● **What you have to do**
Only the lines from the start of the data to the line containing "-2.6, -3.5, -4.0]", both included, should be output, exactly and without pictures.

● **Provided material**
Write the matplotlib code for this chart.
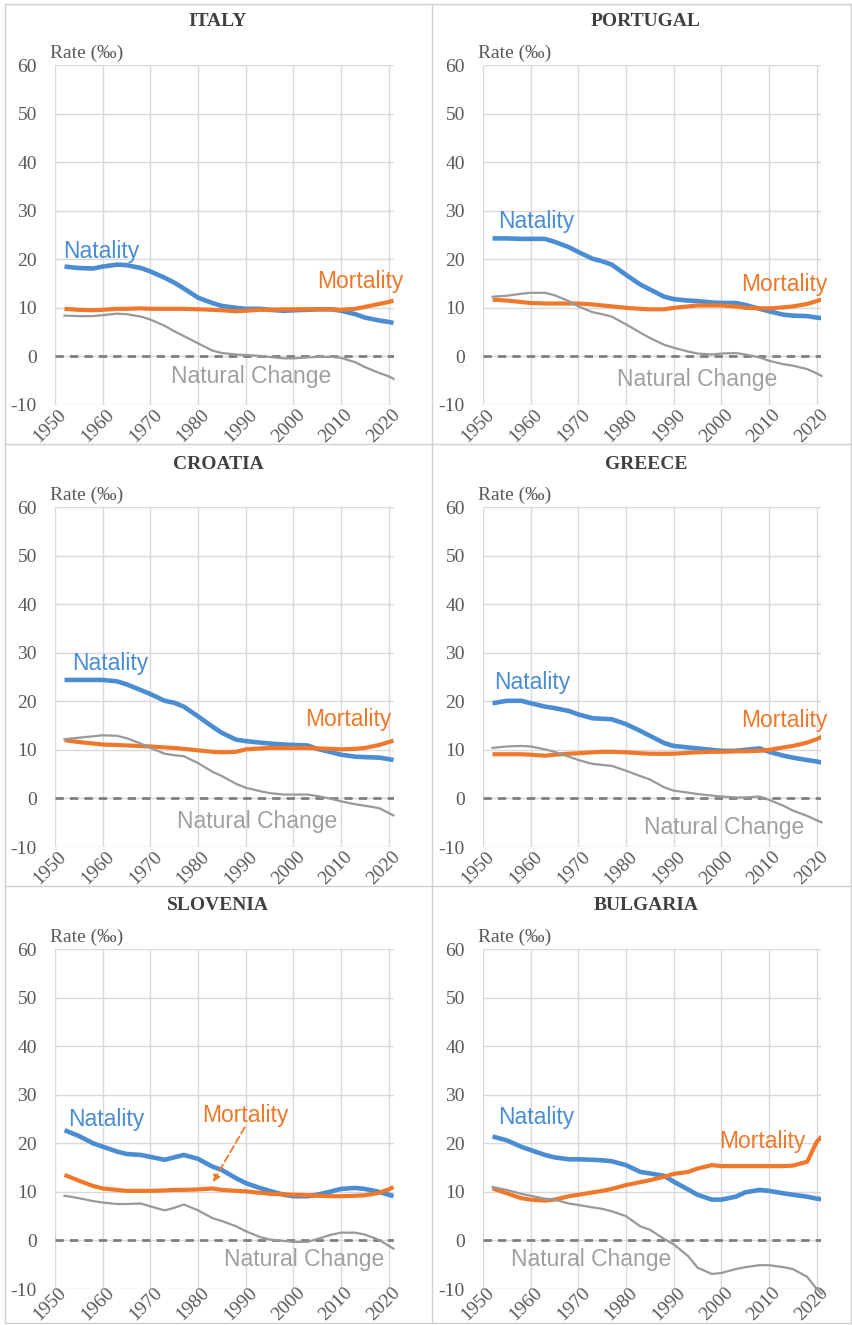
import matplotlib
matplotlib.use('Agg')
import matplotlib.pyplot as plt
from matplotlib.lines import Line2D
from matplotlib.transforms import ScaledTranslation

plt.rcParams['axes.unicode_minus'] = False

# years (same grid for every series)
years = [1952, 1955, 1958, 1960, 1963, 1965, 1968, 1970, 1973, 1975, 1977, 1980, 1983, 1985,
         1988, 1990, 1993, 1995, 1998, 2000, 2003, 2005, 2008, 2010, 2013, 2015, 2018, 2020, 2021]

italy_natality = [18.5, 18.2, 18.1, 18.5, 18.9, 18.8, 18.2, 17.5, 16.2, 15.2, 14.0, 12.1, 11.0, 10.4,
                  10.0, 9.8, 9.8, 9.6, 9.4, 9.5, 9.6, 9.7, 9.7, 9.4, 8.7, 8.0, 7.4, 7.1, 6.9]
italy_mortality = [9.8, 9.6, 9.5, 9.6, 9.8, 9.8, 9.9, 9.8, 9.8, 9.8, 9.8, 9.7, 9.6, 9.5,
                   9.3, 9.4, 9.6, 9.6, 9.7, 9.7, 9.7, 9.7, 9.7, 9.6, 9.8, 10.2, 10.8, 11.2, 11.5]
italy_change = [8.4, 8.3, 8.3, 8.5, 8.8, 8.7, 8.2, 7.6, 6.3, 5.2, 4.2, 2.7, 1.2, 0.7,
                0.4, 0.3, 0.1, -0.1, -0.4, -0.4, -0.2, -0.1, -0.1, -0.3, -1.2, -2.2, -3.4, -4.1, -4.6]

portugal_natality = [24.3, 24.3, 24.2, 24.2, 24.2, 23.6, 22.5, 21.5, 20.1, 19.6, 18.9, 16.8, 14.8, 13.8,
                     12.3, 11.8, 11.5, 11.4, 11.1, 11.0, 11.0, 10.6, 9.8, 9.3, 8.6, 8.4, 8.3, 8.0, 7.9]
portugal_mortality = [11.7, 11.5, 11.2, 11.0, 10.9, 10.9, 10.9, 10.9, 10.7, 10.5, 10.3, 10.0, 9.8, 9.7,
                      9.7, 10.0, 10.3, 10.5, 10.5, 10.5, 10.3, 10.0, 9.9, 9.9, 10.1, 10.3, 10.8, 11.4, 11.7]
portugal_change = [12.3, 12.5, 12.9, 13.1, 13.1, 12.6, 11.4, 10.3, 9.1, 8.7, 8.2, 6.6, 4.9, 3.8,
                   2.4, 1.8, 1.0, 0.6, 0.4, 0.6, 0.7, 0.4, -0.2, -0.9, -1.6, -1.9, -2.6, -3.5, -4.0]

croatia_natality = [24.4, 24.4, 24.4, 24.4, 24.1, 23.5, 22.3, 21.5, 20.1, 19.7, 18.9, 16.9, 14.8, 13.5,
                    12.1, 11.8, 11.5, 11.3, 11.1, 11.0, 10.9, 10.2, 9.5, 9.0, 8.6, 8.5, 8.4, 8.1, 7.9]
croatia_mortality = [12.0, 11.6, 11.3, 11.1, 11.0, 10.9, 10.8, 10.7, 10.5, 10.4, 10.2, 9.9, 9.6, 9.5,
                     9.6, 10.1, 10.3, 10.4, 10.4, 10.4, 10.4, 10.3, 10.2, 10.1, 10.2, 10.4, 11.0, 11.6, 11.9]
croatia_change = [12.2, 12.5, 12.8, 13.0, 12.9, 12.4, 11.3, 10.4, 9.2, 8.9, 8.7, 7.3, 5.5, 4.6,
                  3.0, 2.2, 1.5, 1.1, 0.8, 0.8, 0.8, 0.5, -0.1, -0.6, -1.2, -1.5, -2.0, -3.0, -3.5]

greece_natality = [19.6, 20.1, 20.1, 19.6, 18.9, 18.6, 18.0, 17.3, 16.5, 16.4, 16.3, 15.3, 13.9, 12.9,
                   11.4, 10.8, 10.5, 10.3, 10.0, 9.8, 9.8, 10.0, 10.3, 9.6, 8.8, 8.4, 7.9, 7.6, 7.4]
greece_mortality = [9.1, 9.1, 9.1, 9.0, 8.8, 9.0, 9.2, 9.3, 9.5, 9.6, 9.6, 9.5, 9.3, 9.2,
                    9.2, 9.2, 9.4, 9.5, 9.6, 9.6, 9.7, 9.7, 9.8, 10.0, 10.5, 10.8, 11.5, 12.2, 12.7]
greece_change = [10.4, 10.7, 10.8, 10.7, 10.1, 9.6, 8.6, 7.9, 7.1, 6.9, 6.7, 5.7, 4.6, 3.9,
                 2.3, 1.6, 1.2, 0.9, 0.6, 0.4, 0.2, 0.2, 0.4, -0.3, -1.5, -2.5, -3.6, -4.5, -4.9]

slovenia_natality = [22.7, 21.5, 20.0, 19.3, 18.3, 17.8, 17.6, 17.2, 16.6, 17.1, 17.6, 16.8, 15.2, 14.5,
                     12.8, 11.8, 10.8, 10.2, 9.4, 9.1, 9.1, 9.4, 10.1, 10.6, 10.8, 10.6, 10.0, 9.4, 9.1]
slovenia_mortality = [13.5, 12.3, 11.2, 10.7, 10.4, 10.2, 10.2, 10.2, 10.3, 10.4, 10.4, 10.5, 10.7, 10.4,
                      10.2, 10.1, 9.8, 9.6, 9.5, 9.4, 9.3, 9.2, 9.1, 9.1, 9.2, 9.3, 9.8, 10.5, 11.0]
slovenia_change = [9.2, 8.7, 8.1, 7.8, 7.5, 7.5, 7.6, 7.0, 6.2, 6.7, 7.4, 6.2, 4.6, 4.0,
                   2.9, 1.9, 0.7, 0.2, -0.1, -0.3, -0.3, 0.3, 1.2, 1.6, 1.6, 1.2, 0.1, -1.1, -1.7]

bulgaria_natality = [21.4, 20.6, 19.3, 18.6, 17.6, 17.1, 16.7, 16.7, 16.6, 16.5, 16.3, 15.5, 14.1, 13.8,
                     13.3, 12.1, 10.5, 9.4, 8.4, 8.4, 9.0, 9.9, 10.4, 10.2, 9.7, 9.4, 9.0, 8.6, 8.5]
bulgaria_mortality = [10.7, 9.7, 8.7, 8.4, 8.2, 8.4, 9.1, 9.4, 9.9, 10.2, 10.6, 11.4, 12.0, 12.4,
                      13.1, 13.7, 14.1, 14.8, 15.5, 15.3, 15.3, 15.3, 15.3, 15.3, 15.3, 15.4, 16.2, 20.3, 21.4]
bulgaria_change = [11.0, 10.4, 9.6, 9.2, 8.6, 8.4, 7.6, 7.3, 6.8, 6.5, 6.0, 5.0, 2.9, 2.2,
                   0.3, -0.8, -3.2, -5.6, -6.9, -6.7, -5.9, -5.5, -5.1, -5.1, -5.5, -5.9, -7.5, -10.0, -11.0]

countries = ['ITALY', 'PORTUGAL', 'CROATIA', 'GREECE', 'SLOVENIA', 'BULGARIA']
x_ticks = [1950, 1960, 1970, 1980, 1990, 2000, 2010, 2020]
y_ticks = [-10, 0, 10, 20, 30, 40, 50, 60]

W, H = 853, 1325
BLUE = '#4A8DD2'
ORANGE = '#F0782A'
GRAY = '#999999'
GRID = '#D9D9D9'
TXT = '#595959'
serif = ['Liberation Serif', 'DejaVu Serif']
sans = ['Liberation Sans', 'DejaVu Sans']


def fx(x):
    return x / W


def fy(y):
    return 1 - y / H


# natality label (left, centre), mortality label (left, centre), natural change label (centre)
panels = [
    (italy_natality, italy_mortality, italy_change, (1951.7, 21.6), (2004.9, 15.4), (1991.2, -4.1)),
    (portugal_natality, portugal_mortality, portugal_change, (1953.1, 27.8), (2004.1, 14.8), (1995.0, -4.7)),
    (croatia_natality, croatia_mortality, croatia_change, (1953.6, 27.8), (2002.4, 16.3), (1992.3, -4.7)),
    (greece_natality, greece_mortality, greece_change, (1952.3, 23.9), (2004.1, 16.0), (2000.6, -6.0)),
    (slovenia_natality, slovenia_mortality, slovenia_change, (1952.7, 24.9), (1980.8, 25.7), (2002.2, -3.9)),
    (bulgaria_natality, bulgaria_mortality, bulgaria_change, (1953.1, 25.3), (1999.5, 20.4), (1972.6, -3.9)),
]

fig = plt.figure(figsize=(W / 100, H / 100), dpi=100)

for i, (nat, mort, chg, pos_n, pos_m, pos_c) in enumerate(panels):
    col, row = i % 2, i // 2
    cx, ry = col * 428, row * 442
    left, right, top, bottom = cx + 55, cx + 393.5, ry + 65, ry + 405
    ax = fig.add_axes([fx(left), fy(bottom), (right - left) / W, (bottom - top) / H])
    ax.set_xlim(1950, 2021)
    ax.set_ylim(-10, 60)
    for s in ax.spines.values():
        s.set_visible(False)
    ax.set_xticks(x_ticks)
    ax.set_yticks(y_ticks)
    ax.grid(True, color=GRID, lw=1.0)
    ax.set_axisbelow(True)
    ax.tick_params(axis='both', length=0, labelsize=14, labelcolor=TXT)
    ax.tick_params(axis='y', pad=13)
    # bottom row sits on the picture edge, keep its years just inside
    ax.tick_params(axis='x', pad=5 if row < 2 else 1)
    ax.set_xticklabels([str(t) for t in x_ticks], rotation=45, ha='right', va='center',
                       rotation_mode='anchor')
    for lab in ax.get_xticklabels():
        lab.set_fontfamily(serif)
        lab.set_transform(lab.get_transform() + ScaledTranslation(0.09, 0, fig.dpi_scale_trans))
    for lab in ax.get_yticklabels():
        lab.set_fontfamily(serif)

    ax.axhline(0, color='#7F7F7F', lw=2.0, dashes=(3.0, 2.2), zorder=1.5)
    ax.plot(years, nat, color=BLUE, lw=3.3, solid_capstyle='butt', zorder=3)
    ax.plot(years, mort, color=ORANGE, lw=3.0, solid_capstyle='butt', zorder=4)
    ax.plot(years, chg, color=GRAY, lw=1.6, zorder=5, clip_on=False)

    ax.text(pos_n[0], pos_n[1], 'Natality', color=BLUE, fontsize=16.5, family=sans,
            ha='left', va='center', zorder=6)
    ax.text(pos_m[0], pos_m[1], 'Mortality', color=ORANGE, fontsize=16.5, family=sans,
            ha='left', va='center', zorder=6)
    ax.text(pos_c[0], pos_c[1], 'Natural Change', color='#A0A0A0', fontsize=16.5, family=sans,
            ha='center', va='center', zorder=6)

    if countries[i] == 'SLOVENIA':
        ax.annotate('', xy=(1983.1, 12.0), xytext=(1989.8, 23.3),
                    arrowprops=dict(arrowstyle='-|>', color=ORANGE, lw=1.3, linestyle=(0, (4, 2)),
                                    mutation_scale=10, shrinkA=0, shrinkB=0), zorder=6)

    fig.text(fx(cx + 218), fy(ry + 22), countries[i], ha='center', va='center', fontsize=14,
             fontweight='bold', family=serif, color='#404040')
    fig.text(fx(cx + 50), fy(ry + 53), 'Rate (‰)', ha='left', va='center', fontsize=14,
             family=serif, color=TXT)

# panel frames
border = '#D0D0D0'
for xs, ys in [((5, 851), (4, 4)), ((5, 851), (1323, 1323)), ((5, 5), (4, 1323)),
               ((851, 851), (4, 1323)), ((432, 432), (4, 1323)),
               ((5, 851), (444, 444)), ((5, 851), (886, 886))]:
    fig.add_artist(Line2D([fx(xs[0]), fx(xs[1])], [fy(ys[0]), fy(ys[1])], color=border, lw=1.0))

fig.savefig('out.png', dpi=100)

● **Task solution**
Write the matplotlib code for this chart.
import matplotlib
matplotlib.use('Agg')
import matplotlib.pyplot as plt
from matplotlib.lines import Line2D
from matplotlib.transforms import ScaledTranslation

plt.rcParams['axes.unicode_minus'] = False

# years (same grid for every series)
years = [1952, 1955, 1958, 1960, 1963, 1965, 1968, 1970, 1973, 1975, 1977, 1980, 1983, 1985,
         1988, 1990, 1993, 1995, 1998, 2000, 2003, 2005, 2008, 2010, 2013, 2015, 2018, 2020, 2021]

italy_natality = [18.5, 18.2, 18.1, 18.5, 18.9, 18.8, 18.2, 17.5, 16.2, 15.2, 14.0, 12.1, 11.0, 10.4,
                  10.0, 9.8, 9.8, 9.6, 9.4, 9.5, 9.6, 9.7, 9.7, 9.4, 8.7, 8.0, 7.4, 7.1, 6.9]
italy_mortality = [9.8, 9.6, 9.5, 9.6, 9.8, 9.8, 9.9, 9.8, 9.8, 9.8, 9.8, 9.7, 9.6, 9.5,
                   9.3, 9.4, 9.6, 9.6, 9.7, 9.7, 9.7, 9.7, 9.7, 9.6, 9.8, 10.2, 10.8, 11.2, 11.5]
italy_change = [8.4, 8.3, 8.3, 8.5, 8.8, 8.7, 8.2, 7.6, 6.3, 5.2, 4.2, 2.7, 1.2, 0.7,
                0.4, 0.3, 0.1, -0.1, -0.4, -0.4, -0.2, -0.1, -0.1, -0.3, -1.2, -2.2, -3.4, -4.1, -4.6]

portugal_natality = [24.3, 24.3, 24.2, 24.2, 24.2, 23.6, 22.5, 21.5, 20.1, 19.6, 18.9, 16.8, 14.8, 13.8,
                     12.3, 11.8, 11.5, 11.4, 11.1, 11.0, 11.0, 10.6, 9.8, 9.3, 8.6, 8.4, 8.3, 8.0, 7.9]
portugal_mortality = [11.7, 11.5, 11.2, 11.0, 10.9, 10.9, 10.9, 10.9, 10.7, 10.5, 10.3, 10.0, 9.8, 9.7,
                      9.7, 10.0, 10.3, 10.5, 10.5, 10.5, 10.3, 10.0, 9.9, 9.9, 10.1, 10.3, 10.8, 11.4, 11.7]
portugal_change = [12.3, 12.5, 12.9, 13.1, 13.1, 12.6, 11.4, 10.3, 9.1, 8.7, 8.2, 6.6, 4.9, 3.8,
                   2.4, 1.8, 1.0, 0.6, 0.4, 0.6, 0.7, 0.4, -0.2, -0.9, -1.6, -1.9, -2.6, -3.5, -4.0]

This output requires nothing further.